Set task: Lines containing the string "this" are to be counted; report only how many there are.

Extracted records

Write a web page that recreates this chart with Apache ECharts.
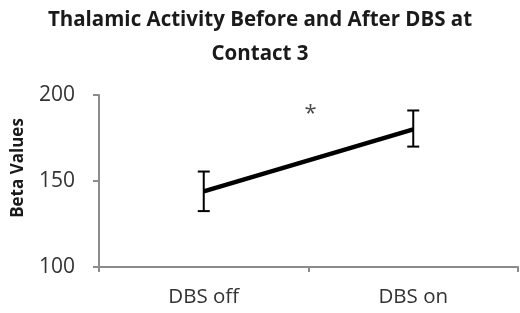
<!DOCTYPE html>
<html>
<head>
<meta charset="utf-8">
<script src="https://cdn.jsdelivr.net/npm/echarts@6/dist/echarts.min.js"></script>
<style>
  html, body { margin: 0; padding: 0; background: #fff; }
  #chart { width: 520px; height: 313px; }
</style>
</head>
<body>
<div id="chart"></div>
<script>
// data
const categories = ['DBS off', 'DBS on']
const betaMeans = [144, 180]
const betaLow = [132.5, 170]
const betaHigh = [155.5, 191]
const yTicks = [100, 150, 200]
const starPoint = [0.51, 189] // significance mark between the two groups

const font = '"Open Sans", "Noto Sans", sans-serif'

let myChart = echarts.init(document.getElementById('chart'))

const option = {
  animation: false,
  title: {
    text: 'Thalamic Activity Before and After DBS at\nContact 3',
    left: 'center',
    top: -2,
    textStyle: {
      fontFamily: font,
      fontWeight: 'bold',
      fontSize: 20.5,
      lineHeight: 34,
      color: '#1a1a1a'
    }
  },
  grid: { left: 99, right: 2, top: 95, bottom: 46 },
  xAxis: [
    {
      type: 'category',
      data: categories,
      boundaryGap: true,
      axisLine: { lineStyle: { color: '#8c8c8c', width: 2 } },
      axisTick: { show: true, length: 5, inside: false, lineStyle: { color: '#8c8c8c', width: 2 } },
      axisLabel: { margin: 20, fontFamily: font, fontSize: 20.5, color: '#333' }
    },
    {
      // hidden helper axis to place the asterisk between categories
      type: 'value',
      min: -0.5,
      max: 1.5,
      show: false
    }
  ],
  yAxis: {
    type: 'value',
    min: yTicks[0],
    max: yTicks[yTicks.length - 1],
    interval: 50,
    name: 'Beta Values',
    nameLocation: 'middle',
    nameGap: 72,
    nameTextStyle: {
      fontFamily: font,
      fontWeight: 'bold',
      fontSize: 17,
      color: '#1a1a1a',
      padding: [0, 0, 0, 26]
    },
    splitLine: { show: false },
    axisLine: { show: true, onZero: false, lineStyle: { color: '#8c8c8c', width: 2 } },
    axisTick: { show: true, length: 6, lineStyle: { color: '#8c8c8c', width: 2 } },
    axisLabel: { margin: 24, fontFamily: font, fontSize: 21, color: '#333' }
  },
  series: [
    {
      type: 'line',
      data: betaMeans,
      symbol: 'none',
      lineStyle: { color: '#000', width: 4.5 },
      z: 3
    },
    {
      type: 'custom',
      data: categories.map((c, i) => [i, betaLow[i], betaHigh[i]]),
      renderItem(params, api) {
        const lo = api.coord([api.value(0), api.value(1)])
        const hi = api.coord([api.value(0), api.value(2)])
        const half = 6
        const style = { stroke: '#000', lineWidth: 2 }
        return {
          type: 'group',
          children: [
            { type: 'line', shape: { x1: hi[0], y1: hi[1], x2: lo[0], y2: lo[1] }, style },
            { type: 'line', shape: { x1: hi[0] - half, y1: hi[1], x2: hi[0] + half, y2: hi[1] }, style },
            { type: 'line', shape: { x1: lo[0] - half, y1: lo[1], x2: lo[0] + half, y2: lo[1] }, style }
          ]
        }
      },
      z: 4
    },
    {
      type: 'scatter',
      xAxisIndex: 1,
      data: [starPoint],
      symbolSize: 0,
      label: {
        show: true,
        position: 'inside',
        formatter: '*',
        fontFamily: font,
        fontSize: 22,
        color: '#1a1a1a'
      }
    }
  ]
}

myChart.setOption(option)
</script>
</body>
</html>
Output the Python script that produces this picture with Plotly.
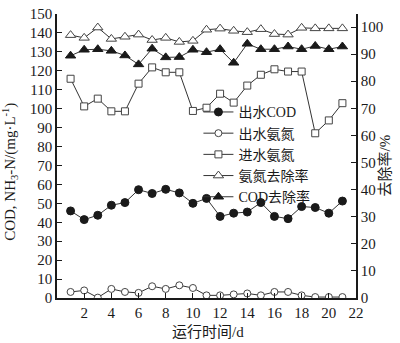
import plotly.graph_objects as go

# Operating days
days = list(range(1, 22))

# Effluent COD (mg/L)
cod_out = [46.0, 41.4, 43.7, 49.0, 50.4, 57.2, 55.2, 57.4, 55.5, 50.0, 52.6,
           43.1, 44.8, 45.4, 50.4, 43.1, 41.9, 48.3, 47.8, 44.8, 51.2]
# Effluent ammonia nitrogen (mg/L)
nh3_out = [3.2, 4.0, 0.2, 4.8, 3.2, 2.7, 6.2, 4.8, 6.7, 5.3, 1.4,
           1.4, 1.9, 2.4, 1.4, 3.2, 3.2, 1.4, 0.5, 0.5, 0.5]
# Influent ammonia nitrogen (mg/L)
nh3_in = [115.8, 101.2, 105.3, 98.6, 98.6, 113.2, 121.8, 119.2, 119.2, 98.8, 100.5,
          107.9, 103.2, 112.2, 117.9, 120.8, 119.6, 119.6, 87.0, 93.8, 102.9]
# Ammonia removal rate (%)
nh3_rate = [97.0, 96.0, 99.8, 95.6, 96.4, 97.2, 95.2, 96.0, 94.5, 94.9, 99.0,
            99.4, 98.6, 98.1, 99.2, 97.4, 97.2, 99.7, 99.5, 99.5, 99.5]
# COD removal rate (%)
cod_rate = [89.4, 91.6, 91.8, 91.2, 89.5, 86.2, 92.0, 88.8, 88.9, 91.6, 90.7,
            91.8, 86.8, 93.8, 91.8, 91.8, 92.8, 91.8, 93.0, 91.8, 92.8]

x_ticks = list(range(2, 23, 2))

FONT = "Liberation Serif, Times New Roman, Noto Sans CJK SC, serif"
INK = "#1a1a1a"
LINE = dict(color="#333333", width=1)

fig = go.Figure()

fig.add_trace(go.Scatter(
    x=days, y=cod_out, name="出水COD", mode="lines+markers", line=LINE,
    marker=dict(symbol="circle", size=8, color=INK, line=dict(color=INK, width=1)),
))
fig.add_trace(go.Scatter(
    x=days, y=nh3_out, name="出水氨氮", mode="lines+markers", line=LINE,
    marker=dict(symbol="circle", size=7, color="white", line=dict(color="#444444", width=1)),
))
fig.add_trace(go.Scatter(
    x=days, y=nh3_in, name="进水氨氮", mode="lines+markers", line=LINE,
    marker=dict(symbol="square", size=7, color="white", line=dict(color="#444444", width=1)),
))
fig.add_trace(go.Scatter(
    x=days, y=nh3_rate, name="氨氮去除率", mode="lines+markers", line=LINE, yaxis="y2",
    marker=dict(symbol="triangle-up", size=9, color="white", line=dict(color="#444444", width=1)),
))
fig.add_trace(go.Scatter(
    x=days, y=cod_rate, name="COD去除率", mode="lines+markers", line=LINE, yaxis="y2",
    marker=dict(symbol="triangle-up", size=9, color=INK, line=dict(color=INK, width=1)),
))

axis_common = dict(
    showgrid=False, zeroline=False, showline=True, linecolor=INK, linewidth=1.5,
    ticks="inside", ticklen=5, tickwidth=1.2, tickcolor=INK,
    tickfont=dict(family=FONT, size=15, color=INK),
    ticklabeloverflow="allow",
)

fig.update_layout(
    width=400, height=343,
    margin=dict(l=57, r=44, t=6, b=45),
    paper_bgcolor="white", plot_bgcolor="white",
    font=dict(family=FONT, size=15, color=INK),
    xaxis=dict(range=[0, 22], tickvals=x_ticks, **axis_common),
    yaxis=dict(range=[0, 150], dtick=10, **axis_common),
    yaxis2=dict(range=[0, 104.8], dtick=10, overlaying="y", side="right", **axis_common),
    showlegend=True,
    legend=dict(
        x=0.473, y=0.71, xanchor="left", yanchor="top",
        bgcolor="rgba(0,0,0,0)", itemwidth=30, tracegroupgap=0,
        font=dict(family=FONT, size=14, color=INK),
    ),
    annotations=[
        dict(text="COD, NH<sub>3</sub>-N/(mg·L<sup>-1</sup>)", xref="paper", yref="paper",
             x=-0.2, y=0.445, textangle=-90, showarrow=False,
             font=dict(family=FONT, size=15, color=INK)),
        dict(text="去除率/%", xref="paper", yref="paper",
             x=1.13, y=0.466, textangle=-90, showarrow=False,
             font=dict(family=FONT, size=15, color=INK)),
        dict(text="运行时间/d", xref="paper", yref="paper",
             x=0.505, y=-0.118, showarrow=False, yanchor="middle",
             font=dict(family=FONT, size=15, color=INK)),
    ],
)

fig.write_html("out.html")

Solution to the problem: 2